Photo: Rehearsal in Strasbourg
Photo: At World Saxophone Congress
Studying in Paris: blog post by Garrett Evans
Following the World Saxophone Congress in Strasbourg, I traveled to Paris to study with Lucie Robert, composer of many works for the saxophone. My work with Madame Robert was an interesting, exciting, and rewarding experience. When I arrived at Lucie Robert's apartment, we began working on Tourbillons in her studio. Her studio is a soundproofed box in her apartment and - as Paris had been unusually hot for the past week - the room was sweltering. Tourbillons is not a breeze, either, so my sweat levels were venturing into uncharted territory. Madame Robert's English was rocky (which is okay because my French is essentially non-existent), so a lot of her comments were given as demonstrations rather than put into words. For example, when she wanted to draw my attention to a desired affect in a phrase, she would simply say, "No, like this," or "Listen!" and sing it. This was a great way for us to bridge the language barrier. However, the language barrier was more challenging when working on my compositions. I brought to her an art song and a piano trio, both of which I'd composed last year. Her comments included phrases such as "I like this part; this is good," and "This is not very interesting." Since this approach to pedagogy is not uncommon in European conservatories, I was expecting such comments. Perhaps the most interesting comment she gave me was a reason that she didn't like a section of one of my pieces: "It is very harmonic." I'm still not sure what she meant, but I'll be sure to meditate on it as I go forward in my composing. I think the greatest thing I got out of working with Madame Robert on my compositions was that - as a listener - she got the most out of the sections with which I was most comfortable as the composer. So, as I continue composing, I can leave nothing in my pieces about which I'm hesitant. In working with Madame Robert, I learned a lot about her music and a lot about my music, too.
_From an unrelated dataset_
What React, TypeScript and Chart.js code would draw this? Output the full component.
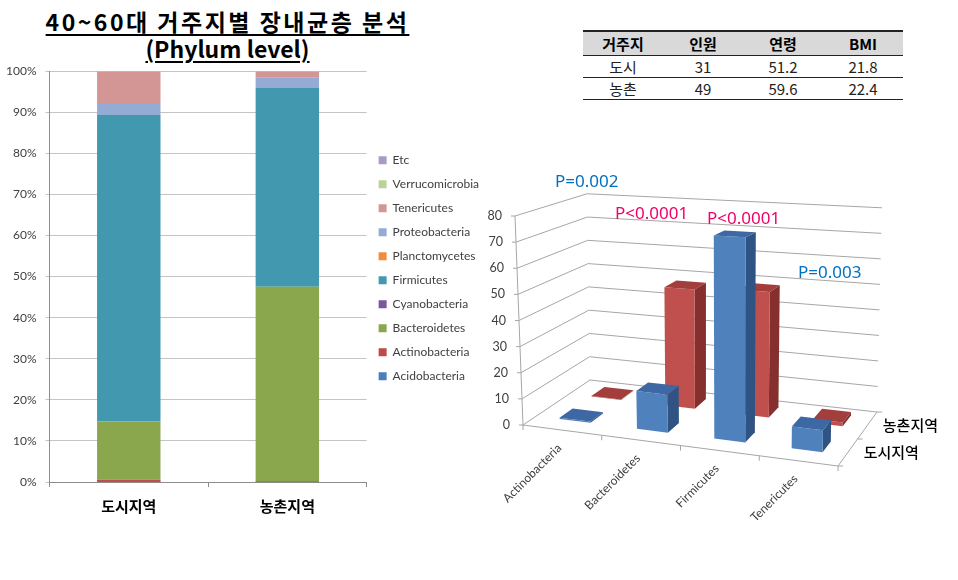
import React, { useEffect, useRef } from "react";
import { Chart, registerables } from "chart.js";

Chart.register(...registerables);

// ---------------- data ----------------
const REGIONS = ["도시지역", "농촌지역"];
const PHYLA = [
  "Acidobacteria",
  "Actinobacteria",
  "Bacteroidetes",
  "Cyanobacteria",
  "Firmicutes",
  "Planctomycetes",
  "Proteobacteria",
  "Tenericutes",
  "Verrucomicrobia",
  "Etc",
];
const URBAN_COMPOSITION = [0.02, 0.5, 14.2, 0.02, 74.6, 0.01, 2.65, 7.8, 0.05, 0.15];
const RURAL_COMPOSITION = [0.01, 0.2, 47.3, 0.01, 48.5, 0.01, 2.5, 1.35, 0.02, 0.1];

const MAIN_PHYLA = ["Actinobacteria", "Bacteroidetes", "Firmicutes", "Tenericutes"];
const URBAN_MAIN = [0.5, 14.2, 74.6, 7.8];
const RURAL_MAIN = [0.2, 47.3, 48.5, 1.35];
const MAIN_TICKS = [0, 10, 20, 30, 40, 50, 60, 70, 80];
const P_VALUES = ["P=0.002", "P<0.0001", "P<0.0001", "P=0.003"];

const TABLE_HEADER = ["거주지", "인원", "연령", "BMI"];
const TABLE_PLACES = ["도시", "농촌"];
const TABLE_COUNTS = ["31", "49"];
const TABLE_AGES = ["51.2", "59.6"];
const TABLE_BMI = ["21.8", "22.4"];

const TITLE_LINE1 = "40~60대 거주지별 장내균층 분석";
const TITLE_LINE2 = "(Phylum level)";

// ---------------- styles ----------------
const PHYLA_COLORS = [
  "#4a7ebb",
  "#be4b48",
  "#8aa74e",
  "#7a58a0",
  "#4298af",
  "#f08c3c",
  "#94abd4",
  "#d49694",
  "#bcd397",
  "#ab9ac4",
];
const FACE_COLORS = [
  { front: "#4f81bd", side: "#2f5383", top: "#3d68a4" },
  { front: "#c0504d", side: "#85302e", top: "#a23e3b" },
];
const SERIES_DEPTH = [
  [0.2, 0.4],
  [0.69, 0.89],
];
const P_COLORS = ["#0070c0", "#f00068", "#f00068", "#0070c0"];
const P_POS = [
  { left: 555, top: 171 },
  { left: 615, top: 203 },
  { left: 707, top: 208 },
  { left: 798, top: 262 },
];
const GRID3D = "#a6a6a6";
const LATO = "Lato, 'Open Sans', sans-serif";
const KR = "'Noto Sans CJK KR', sans-serif";

// perspective geometry of the 3D box (offsets relative to chart area)
const bil = (q: number[], u: number, w: number) =>
  (q[0] * (1 - u) + q[1] * u) * (1 - w) + (q[2] * (1 - u) + q[3] * u) * w;

function makeProjector(chart: any) {
  const a = chart.chartArea;
  const ys = chart.scales.y;
  const FX = [a.left, a.right, a.left + 67, a.right + 39];
  const FY = [a.bottom, a.bottom + 41, a.bottom - 45, a.bottom - 13];
  const K = [1, 1.1165, 0.891, 0.977];
  const LEAN = [-0.0383, 0.019, -0.0144, 0.024];
  return (u: number, w: number, v: number) => {
    const h = a.bottom - ys.getPixelForValue(v);
    return {
      x: bil(FX, u, w) + bil(LEAN, u, w) * h,
      y: bil(FY, u, w) - bil(K, u, w) * h,
    };
  };
}

function poly(ctx: CanvasRenderingContext2D, pts: { x: number; y: number }[], fill: string) {
  ctx.beginPath();
  ctx.moveTo(pts[0].x, pts[0].y);
  for (let i = 1; i < pts.length; i++) ctx.lineTo(pts[i].x, pts[i].y);
  ctx.closePath();
  ctx.fillStyle = fill;
  ctx.fill();
}

const bar3dPlugin = {
  id: "bar3d",
  beforeDatasetsDraw(chart: any) {
    const ctx: CanvasRenderingContext2D = chart.ctx;
    const a = chart.chartArea;
    const xs = chart.scales.x;
    const P = makeProjector(chart);
    const toU = (px: number) => (px - a.left) / (a.right - a.left);
    const line = (pts: { x: number; y: number }[]) => {
      ctx.beginPath();
      ctx.moveTo(pts[0].x, pts[0].y);
      for (let i = 1; i < pts.length; i++) ctx.lineTo(pts[i].x, pts[i].y);
      ctx.stroke();
    };
    ctx.save();
    ctx.lineWidth = 1;
    ctx.strokeStyle = GRID3D;
    // walls grid
    MAIN_TICKS.forEach((v) => {
      line([P(0, 0, v), P(0, 1, v), P(1, 1, v)]);
      const p = P(0, 0, v);
      line([{ x: p.x - 4, y: p.y }, p]);
    });
    // vertical axis
    line([P(0, 0, 0), P(0, 0, MAIN_TICKS[MAIN_TICKS.length - 1])]);
    // floor edges
    line([P(0, 0, 0), P(1, 0, 0), P(1, 1, 0)]);
    for (let k = 0; k <= MAIN_PHYLA.length; k++) {
      const p = P(k / MAIN_PHYLA.length, 0, 0);
      line([p, { x: p.x, y: p.y + 5 }]);
    }
    [0, 0.5, 1].forEach((w) => {
      const p = P(1, w, 0);
      line([p, { x: p.x + 5, y: p.y }]);
    });

    // bars: back row first
    [1, 0].forEach((di) => {
      const meta = chart.getDatasetMeta(di);
      const [w0, w1] = SERIES_DEPTH[di];
      const col = FACE_COLORS[di];
      meta.data.forEach((el: any, j: number) => {
        const v = chart.data.datasets[di].data[j] as number;
        const u0 = toU(el.x - el.width / 2);
        const u1 = toU(el.x + el.width / 2);
        poly(ctx, [P(u1, w0, 0), P(u1, w1, 0), P(u1, w1, v), P(u1, w0, v)], col.side);
        poly(ctx, [P(u0, w0, 0), P(u1, w0, 0), P(u1, w0, v), P(u0, w0, v)], col.front);
        poly(ctx, [P(u0, w0, v), P(u1, w0, v), P(u1, w1, v), P(u0, w1, v)], col.top);
      });
    });

    // y tick labels
    ctx.fillStyle = "#404040";
    ctx.font = `12.5px ${LATO}`;
    ctx.textAlign = "right";
    ctx.textBaseline = "middle";
    MAIN_TICKS.forEach((v) => {
      const p = P(0, 0, v);
      ctx.fillText(String(v), p.x - 13, p.y);
    });
    // category labels
    ctx.font = `12px ${LATO}`;
    MAIN_PHYLA.forEach((name, j) => {
      const uc = toU(xs.getPixelForValue(j));
      const p = P(uc, 0, 0);
      ctx.save();
      ctx.translate(p.x - 3, p.y + 16);
      ctx.rotate(-Math.PI / 4);
      ctx.textAlign = "right";
      ctx.textBaseline = "middle";
      ctx.fillText(name, 0, 0);
      ctx.restore();
    });
    // depth (series) labels
    ctx.fillStyle = "#000000";
    ctx.font = `500 15px ${KR}`;
    ctx.textAlign = "left";
    ctx.textBaseline = "middle";
    REGIONS.forEach((name, di) => {
      const wc = (SERIES_DEPTH[di][0] + SERIES_DEPTH[di][1]) / 2;
      const p = P(1, wc, 0);
      ctx.fillText(name, p.x + 14, p.y + 2);
    });
    ctx.restore();
    return false;
  },
};

function StackedChart() {
  const ref = useRef<HTMLCanvasElement>(null);
  useEffect(() => {
    if (!ref.current) return;
    const chart = new Chart(ref.current, {
      type: "bar",
      data: {
        labels: REGIONS,
        datasets: PHYLA.map((name, i) => ({
          label: name,
          data: [URBAN_COMPOSITION[i], RURAL_COMPOSITION[i]],
          backgroundColor: PHYLA_COLORS[i],
          borderWidth: 0,
          barPercentage: 0.8,
          categoryPercentage: 0.5,
        })),
      },
      options: {
        responsive: false,
        animation: false,
        devicePixelRatio: 1,
        layout: { padding: { left: 4, top: 6, right: 4, bottom: 4 } },
        plugins: {
          legend: {
            position: "right",
            reverse: true,
            fullSize: false,
            align: "start",
            title: { display: true, text: "", font: { size: 10 }, padding: { top: 59, bottom: 0 } },
            labels: {
              boxWidth: 8,
              boxHeight: 8,
              padding: 12,
              color: "#404040",
              font: { family: LATO, size: 12 },
            },
          },
          tooltip: { enabled: false },
        },
        scales: {
          x: {
            stacked: true,
            grid: { display: true, drawOnChartArea: false, tickLength: 5, color: "#8c8c8c" },
            border: { color: "#8c8c8c" },
            ticks: {
              color: "#000000",
              padding: 10,
              font: { family: KR, size: 15, weight: "bold" },
            },
          },
          y: {
            stacked: true,
            min: 0,
            max: 100,
            ticks: {
              stepSize: 10,
              padding: 9,
              color: "#404040",
              font: { family: LATO, size: 12 },
              callback: (v: any) => `${v}%`,
            },
            grid: { color: "#c4c4c4", tickLength: 4 },
            border: { color: "#8c8c8c" },
          },
        },
      } as any,
    });
    return () => chart.destroy();
  }, []);
  return (
    <canvas
      ref={ref}
      width={500}
      height={474}
      style={{ position: "absolute", left: -7, top: 55, width: 500, height: 474 }}
    />
  );
}

function Bar3DChart() {
  const ref = useRef<HTMLCanvasElement>(null);
  useEffect(() => {
    if (!ref.current) return;
    const chart = new Chart(ref.current, {
      type: "bar",
      data: {
        labels: MAIN_PHYLA,
        datasets: [
          {
            label: REGIONS[0],
            data: URBAN_MAIN,
            backgroundColor: FACE_COLORS[0].front,
            grouped: false,
            barPercentage: 0.8,
            categoryPercentage: 0.5,
          },
          {
            label: REGIONS[1],
            data: RURAL_MAIN,
            backgroundColor: FACE_COLORS[1].front,
            grouped: false,
            barPercentage: 0.8,
            categoryPercentage: 0.5,
          },
        ],
      },
      options: {
        responsive: false,
        animation: false,
        devicePixelRatio: 1,
        layout: { padding: { left: 43, right: 112, top: 51, bottom: 110 } },
        plugins: { legend: { display: false }, tooltip: { enabled: false } },
        scales: {
          x: { display: false },
          y: { display: false, min: 0, max: 80 },
        },
      } as any,
      plugins: [bar3dPlugin as any],
    });
    return () => chart.destroy();
  }, []);
  return (
    <canvas
      ref={ref}
      width={470}
      height={370}
      style={{ position: "absolute", left: 480, top: 165, width: 470, height: 370 }}
    />
  );
}

export default function App() {
  const cell: React.CSSProperties = {
    padding: 0,
    textAlign: "center",
    borderBottom: "1px solid #222",
    lineHeight: "21px",
    height: 21,
  };
  const underline: React.CSSProperties = {
    textDecoration: "underline",
    textDecorationThickness: "2px",
    textUnderlineOffset: "3px",
  };
  return (
    <div
      style={{
        position: "absolute",
        left: 0,
        top: 0,
        width: 958,
        height: 580,
        background: "#ffffff",
        overflow: "hidden",
      }}
    >
      <div
        style={{
          position: "absolute",
          left: 0,
          top: 8,
          width: 455,
          textAlign: "center",
          fontFamily: KR,
          fontWeight: 700,
          fontSize: 23,
          lineHeight: "27px",
          color: "#000",
        }}
      >
        <div>
          <span style={{ ...underline, letterSpacing: 2.5 }}>{TITLE_LINE1}</span>
        </div>
        <div>
          <span style={underline}>{TITLE_LINE2}</span>
        </div>
      </div>

      <StackedChart />

      <table
        style={{
          position: "absolute",
          left: 583,
          top: 30,
          width: 320,
          borderCollapse: "collapse",
          tableLayout: "fixed",
          fontFamily: KR,
          fontSize: 15,
          color: "#222",
        }}
      >
        <thead>
          <tr style={{ background: "#d9d9d9" }}>
            {TABLE_HEADER.map((h) => (
              <th
                key={h}
                style={{
                  ...cell,
                  borderTop: "2px solid #222",
                  fontWeight: 700,
                  color: "#000",
                  height: 23,
                  lineHeight: "23px",
                }}
              >
                {h}
              </th>
            ))}
          </tr>
        </thead>
        <tbody>
          {TABLE_PLACES.map((p, i) => (
            <tr key={p}>
              <td style={cell}>{p}</td>
              <td style={cell}>{TABLE_COUNTS[i]}</td>
              <td style={cell}>{TABLE_AGES[i]}</td>
              <td style={cell}>{TABLE_BMI[i]}</td>
            </tr>
          ))}
        </tbody>
      </table>

      <Bar3DChart />

      {P_VALUES.map((t, i) => (
        <div
          key={i}
          style={{
            position: "absolute",
            left: P_POS[i].left,
            top: P_POS[i].top,
            fontFamily: "'Noto Sans', sans-serif",
            fontSize: 17,
            lineHeight: "20px",
            color: P_COLORS[i],
            whiteSpace: "nowrap",
          }}
        >
          {t}
        </div>
      ))}
    </div>
  );
}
Photo: Garrett Evans and Lucie Robert
June, 2015: One new ensemble; 4 new pieces
Slipstream, a new ensemble comprising saxophonist Joe Connor, guitarist Ilan Blanck, percussionist Dan Reifsteck, and pianist Matt Blair, presented its first full concert of works composed for the ensemble: Light and Shade by David Werfelmann, Slipstream by John Mayrose, for I believed in the existence of ... by JP Merz, and leaf by Patrick Marshke.